— Три минуты! Это же целая вечность! — преувеличенно бодро воскликнул высокий. — Вы же знаете, Борис Николаевич, что успел бы натворить безудержный Казанова всего за три минуты, а? — Он погрозил пальцем, улыбнулся, обнажив редкие желтые зубы, сразу выдающие страстного курильщика. — Сознайтесь, Борис Николаевич, вам скидка будет! Шучу!.. А ведь был грешок, был! — со смехом вдруг сообщил врачу. — Вы только посмотрите на его глаза!..
Смех. Тени, нависшие над Борисом Николаевичем.
И вновь — глаза. Пустые. Холодные как смерть.
Господи, да что же это с ним!..
Борис Николаевич пошевелился, пытаясь подняться со своего жесткого ложа, но вдруг с изумлением обнаружил, что привязан — намертво прикручен на высоком столе (операционный? дьявольский? какой?!..). Он огляделся — шары в голове вновь ожили, покатились в разные стороны, но не было сил обращать внимание на этот бильярд. Просторное помещение, светлые стены, что-то легкое прикрывает широкое окно…
— Не стоит шевелиться, — сказал врач.
— У меня что-то серьезное?
— Я же сказал — к вечеру пройдет, — раздраженно ответил врач и отступил в сторону, всем своим видом показывая, что разговаривать с больным больше не намерен.
— Борис Николаевич, — тотчас взял инициативу в свои руки высокий, — я вот о чем хотел с вами поговорить… — он вдруг замолчал, потрогал себя за длинный нос, словно раздумывал — говорить или не стоит.
— Что случилось?
— Вот ведь странность какая, Борис Николаевич, дело в том, что пока еще ничего такого не случилось, но мы надеемся…
— Не понял, — честно сознался Борис Николаевич.
— И не надо. Не нужно напрягаться. Вам еще рано. Ваше время еще впереди! — Высокий засмеялся. — Я просто хотел сказать, что мы все надеемся на то, что случится… э-э… ну, допустим, что-нибудь… Не понимаете?
— Нет, — Борис Николаевич начал злиться. Абсурд какой-то, ей-богу, абсурд!
— Вот и хорошо! Вот и славно! — обрадовался этой злости высокий, так обрадовался, что как будто только ее и ждал. — Вы же Погибенко, так? — неожиданно жестким тоном спросил он.
— Ну, — согласился Борис Николаевич, не понимая куда гнет высокий. — И что из этого?
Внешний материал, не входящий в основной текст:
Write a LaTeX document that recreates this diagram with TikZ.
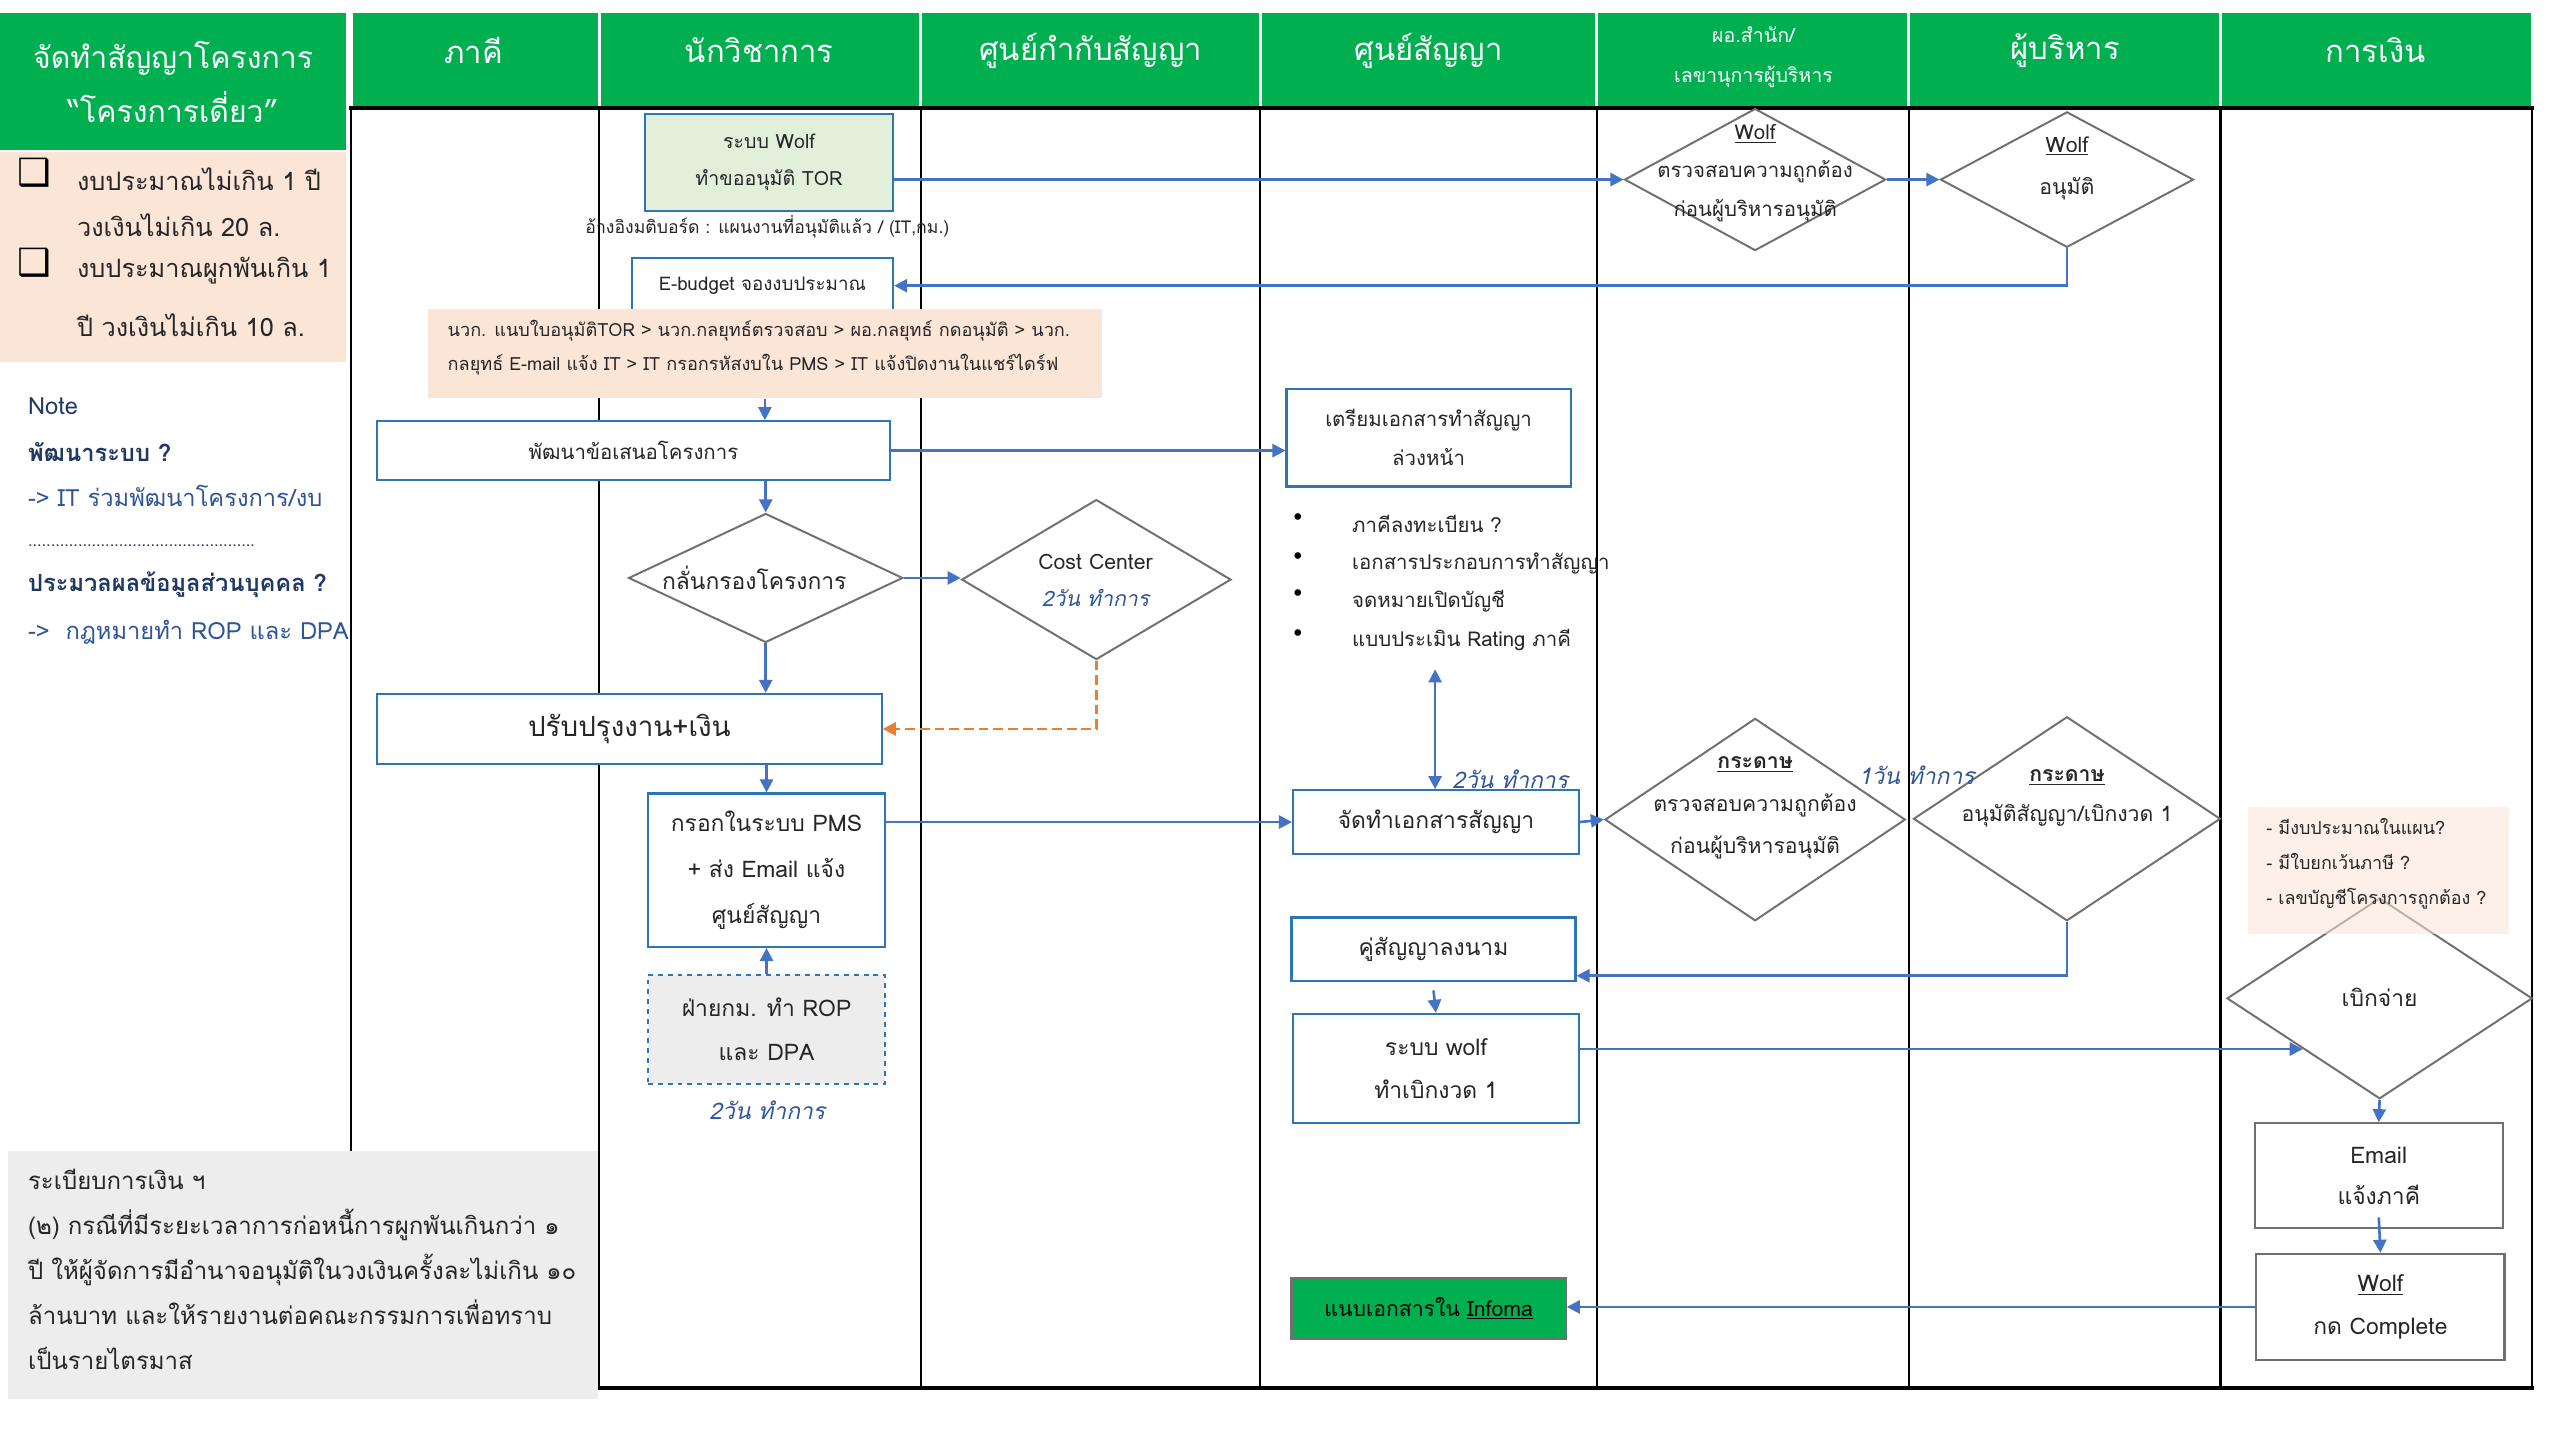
\documentclass[tikz,border=0pt]{standalone}
\usepackage{fontspec}
\setmainfont{Loma}[Script=Thai]
\newfontfamily\symfont{DejaVu Sans}
\usetikzlibrary{shapes.geometric,arrows.meta}
\definecolor{hdrgreen}{HTML}{00B050}
\definecolor{peach}{HTML}{FBE5D6}
\definecolor{paleg}{HTML}{E2EFDA}
\definecolor{greybg}{HTML}{EDEDED}
\definecolor{flowblue}{HTML}{4472C4}
\definecolor{boxblue}{HTML}{2E75B6}
\definecolor{diagrey}{HTML}{707070}
\definecolor{navy}{HTML}{1F3864}
\definecolor{midblue}{HTML}{2F5597}
\definecolor{txt}{HTML}{262626}
\definecolor{dashorange}{HTML}{ED7D31}
\newcommand{\fs}[2]{\fontsize{#1}{#2}\selectfont}
\tikzset{
  hdr/.style={fill=hdrgreen, text=white, inner sep=0pt, align=center},
  box/.style={rectangle, draw=boxblue, line width=1.3pt, fill=white, text=txt, align=center, inner sep=0pt},
  greybox/.style={rectangle, draw=diagrey, line width=1.3pt, fill=white, text=txt, align=center, inner sep=0pt},
  diam/.style={diamond, draw=diagrey, line width=1.2pt, fill=white, inner sep=0pt},
  dtext/.style={text=txt, align=center, inner sep=0pt},
  plain/.style={text=txt, inner sep=0pt},
  days/.style={text=midblue, inner sep=0pt, font=\fs{14}{16}\itshape},
  flow/.style={draw=flowblue, line width=1.6pt, -{Triangle[length=8pt,width=8pt]}},
  lane/.style={line width=1.3pt, black},
}
\begin{document}
\begin{tikzpicture}[x=1pt,y=-1pt]
\useasboundingbox (0,0) rectangle (1568,882);
\fill[white] (0,0) rectangle (1568,882);

% ---- header row ----
\node[hdr, minimum width=212, minimum height=84, font=\fs{18.5}{33}] (title) at (106,50) {จัดทำสัญญาโครงการ\\“โครงการเดี่ยว”};
\foreach \a/\b/\n in {215/367/c1,367/564/c2,564/772/c3,772/978/c4,978/1169/c5,1169/1360/c6,1360/1551/c7}{
  \fill[hdrgreen] (\a+1,8) rectangle (\b-1,66);
}
\node[text=white, font=\fs{19}{22}] (h1) at (290,31) {ภาคี};
\node[text=white, font=\fs{19}{22}] (h2) at (465,31) {นักวิชาการ};
\node[text=white, font=\fs{19}{22}] (h3) at (668,31) {ศูนย์กำกับสัญญา};
\node[text=white, font=\fs{19}{22}] (h4) at (875,31) {ศูนย์สัญญา};
\node[text=white, align=center, font=\fs{12}{25}] (h5) at (1074,35) {ผอ.สำนัก/\\เลขานุการผู้บริหาร};
\node[text=white, font=\fs{19}{22}] (h6) at (1265,31) {ผู้บริหาร};
\node[text=white, font=\fs{19}{22}] (h7) at (1455,31) {การเงิน};

% ---- swimlane grid ----
\draw[lane] (215,66) -- (215,706);
\foreach \x in {367,564,772,978,1169,1360,1551}{
  \draw[lane] (\x,66) -- (\x,850);
}
\draw[line width=2.6pt] (214,66) -- (1552,66);
\draw[line width=2.6pt] (366,850) -- (1552,850);

% ---- left panel ----
\node[fill=peach, minimum width=212, minimum height=129, inner sep=0pt] (scope) at (106,157.5) {};
\node[text=black, font=\symfont\fs{23}{24}, inner sep=0pt] (cb1) at (21,106) {❑};
\node[text=black, font=\symfont\fs{23}{24}, inner sep=0pt] (cb2) at (21,161) {❑};
\node[plain, anchor=west, font=\fs{15.5}{17}] (s1) at (47,110) {งบประมาณไม่เกิน 1 ปี};
\node[plain, anchor=west, font=\fs{15.5}{17}] (s2) at (47,138) {วงเงินไม่เกิน 20 ล.};
\node[plain, anchor=west, font=\fs{15.5}{17}] (s3) at (47,166) {งบประมาณผูกพันเกิน 1};
\node[plain, anchor=west, font=\fs{15.5}{17}] (s4) at (47,199) {ปี วงเงินไม่เกิน 10 ล.};

\node[text=navy, anchor=west, inner sep=0pt, font=\fs{14.5}{16}] (n1) at (17,249) {Note};
\node[text=navy, anchor=west, inner sep=0pt, font=\fs{14.5}{16}\bfseries] (n2) at (17,277) {พัฒนาระบบ ?};
\node[text=midblue, anchor=west, inner sep=0pt, font=\fs{14.5}{16}] (n3) at (17,304) {-> IT ร่วมพัฒนาโครงการ/งบ};
\node[text=navy, anchor=west, inner sep=0pt, font=\fs{10}{12}] (n4) at (17,334) {..................................................};
\node[text=navy, anchor=west, inner sep=0pt, font=\fs{14.5}{16}\bfseries] (n5) at (17,358) {ประมวลผลข้อมูลส่วนบุคคล ?};
\node[text=midblue, anchor=west, inner sep=0pt, font=\fs{14.5}{16}] (n6) at (17,387) {->{ }{ }กฎหมายทำ ROP และ DPA};

\node[fill=greybg, minimum width=361, minimum height=152, inner sep=0pt] (rule) at (185.5,781) {};
\node[plain, anchor=north west, align=left, font=\fs{14.7}{27.5}] (rulet) at (17,716) {ระเบียบการเงิน ฯ\\(๒) กรณีที่มีระยะเวลาการก่อหนี้การผูกพันเกินกว่า ๑\\ปี ให้ผู้จัดการมีอำนาจอนุมัติในวงเงินครั้งละไม่เกิน ๑๐\\ล้านบาท และให้รายงานต่อคณะกรรมการเพื่อทราบ\\เป็นรายไตรมาส};

% ---- lane: นักวิชาการ ----
\node[box, fill=paleg, minimum width=152, minimum height=59, font=\fs{12}{23}] (tor) at (471,99.5) {ระบบ Wolf\\ทำขออนุมัติ TOR};
\node[plain, font=\fs{10.8}{12}] (ref) at (470,139) {อ้างอิงมติบอร์ด : แผนงานที่อนุมัติแล้ว / (IT,กม.)};
\node[box, minimum width=160, minimum height=34, font=\fs{11.5}{14}] (eb) at (467,175) {E-budget จองงบประมาณ};
\node[fill=peach, minimum width=413, minimum height=55, inner sep=0pt] (proc) at (468.5,216.5) {};
\node[plain, anchor=north west, align=left, font=\fs{11.1}{21}] (proct) at (274,196) {นวก. แนบใบอนุมัติTOR > นวก.กลยุทธ์ตรวจสอบ > ผอ.กลยุทธ์ กดอนุมัติ > นวก.\\กลยุทธ์ E-mail แจ้ง IT > IT กรอกรหัสงบใน PMS > IT แจ้งปิดงานในแชร์ไดร์ฟ};
\node[box, minimum width=314, minimum height=36, font=\fs{12.5}{14}] (dev) at (388,276) {พัฒนาข้อเสนอโครงการ};
\node[diam, minimum width=168, minimum height=79] (filt) at (469,354) {};
\node[dtext, font=\fs{14}{16}] (filtt) at (462,354) {กลั่นกรองโครงการ};
\node[box, minimum width=309, minimum height=43, font=\fs{17}{19}] (imp) at (385.5,446.5) {ปรับปรุงงาน+เงิน};
\node[box, minimum width=145, minimum height=94, font=\fs{14}{28}] (pms) at (469.5,533) {กรอกในระบบ PMS\\+ ส่ง Email แจ้ง\\ศูนย์สัญญา};
\node[box, dashed, fill=greybg, minimum width=145, minimum height=67, font=\fs{14}{27}] (rop) at (469.5,630.5) {ฝ่ายกม. ทำ ROP\\และ DPA};
\node[days] (ropdays) at (470,680) {2วัน ทำการ};

% ---- lane: ศูนย์กำกับสัญญา ----
\node[diam, minimum width=165, minimum height=98] (costc) at (671.5,355) {};
\node[dtext, font=\fs{13}{23}] (costct) at (671,355.5) {Cost Center\\{\color{midblue}\itshape 2วัน ทำการ}};

% ---- lane: ศูนย์สัญญา ----
\node[box, minimum width=174, minimum height=60, font=\fs{12.5}{24}] (prep) at (875,268) {เตรียมเอกสารทำสัญญา\\ล่วงหน้า};
\foreach \y/\t [count=\i] in {321/ภาคีลงทะเบียน ?,345/เอกสารประกอบการทำสัญญา,368/จดหมายเปิดบัญชี,392/แบบประเมิน Rating ภาคี}{
  \node[text=black, font=\symfont\fs{14}{15}, inner sep=0pt] (dot\i) at (795,\y-3) {•};
  \node[plain, anchor=west, font=\fs{12.5}{14}] (bul\i) at (828,\y) {\t};
}
\coordinate (bulend) at (879,410);
\node[box, minimum width=175, minimum height=39, font=\fs{14}{16}] (mkc) at (879.5,503.5) {จัดทำเอกสารสัญญา};
\node[days] (mkcdays) at (925,477) {2วัน ทำการ};
\node[box, minimum width=174, minimum height=39, font=\fs{14}{16}] (sign) at (878,581.5) {คู่สัญญาลงนาม};
\node[box, minimum width=175, minimum height=67, font=\fs{14}{26}] (wd) at (879.5,654.5) {ระบบ wolf\\ทำเบิกงวด 1};
\node[rectangle, draw=diagrey, line width=1.3pt, fill=hdrgreen, text=black, minimum width=168, minimum height=37, inner sep=0pt, font=\fs{13}{15}] (inf) at (875,801.5) {แนบเอกสารใน \underline{Infoma}};

% ---- lane: ผอ.สำนัก / ผู้บริหาร ----
\node[diam, minimum width=160, minimum height=87] (chk1) at (1075,110) {};
\node[dtext, font=\fs{12.5}{23.5}] (chk1t) at (1075,106) {\underline{Wolf}\\ตรวจสอบความถูกต้อง\\ก่อนผู้บริหารอนุมัติ};
\node[diam, minimum width=155, minimum height=83] (appr1) at (1266,110) {};
\node[dtext, font=\fs{13}{26}] (appr1t) at (1266,103) {\underline{Wolf}\\อนุมัติ};
\node[diam, minimum width=184, minimum height=124] (chk2) at (1075,502) {};
\node[dtext, font=\fs{13}{26}] (chk2t) at (1075,495) {\textbf{\underline{กระดาษ}}\\ตรวจสอบความถูกต้อง\\ก่อนผู้บริหารอนุมัติ};
\node[diam, minimum width=188, minimum height=125] (appr2) at (1266,501.5) {};
\node[dtext, font=\fs{13}{24}] (appr2t) at (1266,489) {\textbf{\underline{กระดาษ}}\\อนุมัติสัญญา/เบิกงวด 1};
\node[days] (chkdays) at (1174,475) {1วัน ทำการ};

% ---- lane: การเงิน ----
\node[diam, minimum width=187, minimum height=123] (disb) at (1457.5,611.5) {};
\node[dtext, font=\fs{14}{16}] (disbt) at (1457.5,611) {เบิกจ่าย};
\node[fill=peach, fill opacity=0.55, minimum width=160, minimum height=78, inner sep=0pt] (fnote) at (1457,533) {};
\node[plain, anchor=north west, align=left, font=\fs{11}{21.5}] (fnotet) at (1388,501) {- มีงบประมาณในแผน?\\- มีใบยกเว้นภาษี ?\\- เลขบัญชีโครงการถูกต้อง ?};
\node[greybox, minimum width=152, minimum height=64, font=\fs{14}{25}] (email) at (1457,720) {Email\\แจ้งภาคี};
\node[greybox, minimum width=152, minimum height=65, font=\fs{14}{26}] (wc) at (1458,800.5) {\underline{Wolf}\\กด Complete};

% ---- connectors ----
\draw[flow] (tor.east |- chk1.west) -- (chk1.west);
\draw[flow] (chk1.east) -- (appr1.west);
\draw[flow] (appr1.south) |- (eb.east);
\draw[flow] (proc.south) -- (proc.south |- dev.north);
\draw[flow] (dev.east) -- (dev.east -| prep.west);
\draw[flow] (filt.north |- dev.south) -- (filt.north);
\draw[flow] (filt.east) -- (filt.east -| costc.west);
\draw[flow] (filt.south) -- (filt.south |- imp.north);
\draw[draw=dashorange, line width=1.5pt, dash pattern=on 6pt off 3pt, -{Triangle[length=8pt,width=8pt]}] (costc.south) |- (imp.east);
\draw[flow] (pms.north |- imp.south) -- (pms.north);
\draw[flow] (pms.east |- mkc.west) -- (mkc.west);
\draw[flow] (rop.north) -- (pms.south);
\draw[flow, {Triangle[length=8pt,width=8pt]}-{Triangle[length=8pt,width=8pt]}] (bulend) -- (bulend |- mkc.north);
\draw[flow] (mkc.east) -- (chk2.west);
\draw[flow] (appr2.south) |- ([yshift=4pt]sign.south east);
\draw[flow] ([yshift=-5pt]sign.south) -- (wd.north);
\draw[flow] (wd.east |- disb.south west) -- (disb.south west);
\draw[flow] (disb.south) -- (email.north);
\draw[flow] ([yshift=7pt]email.south) -- (wc.north);
\draw[flow] (wc.west) -- (wc.west -| inf.east);
\end{tikzpicture}
\end{document}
— Ничего, — вновь смягчился высокий и, обернувшись к врачу, произнес несколько коротких лающих фраз на неизвестном Борису Николаевичу языке (латынь? китайский? а может, это шпионы? где же я?!..). — А ведь мы про вас кое-что знаем, — вновь обратился высокий к Борису Николаевичу и не торопясь стал рассказывать ему его же прошлое.
И чем больше узнавал о себе Борис Николаевич — а любой подобный рассказ — это еще и каждый раз дополнительная информация о себе самом! — тем вдруг отчетливее начал сознавать, что все это «липа». Самая настоящая!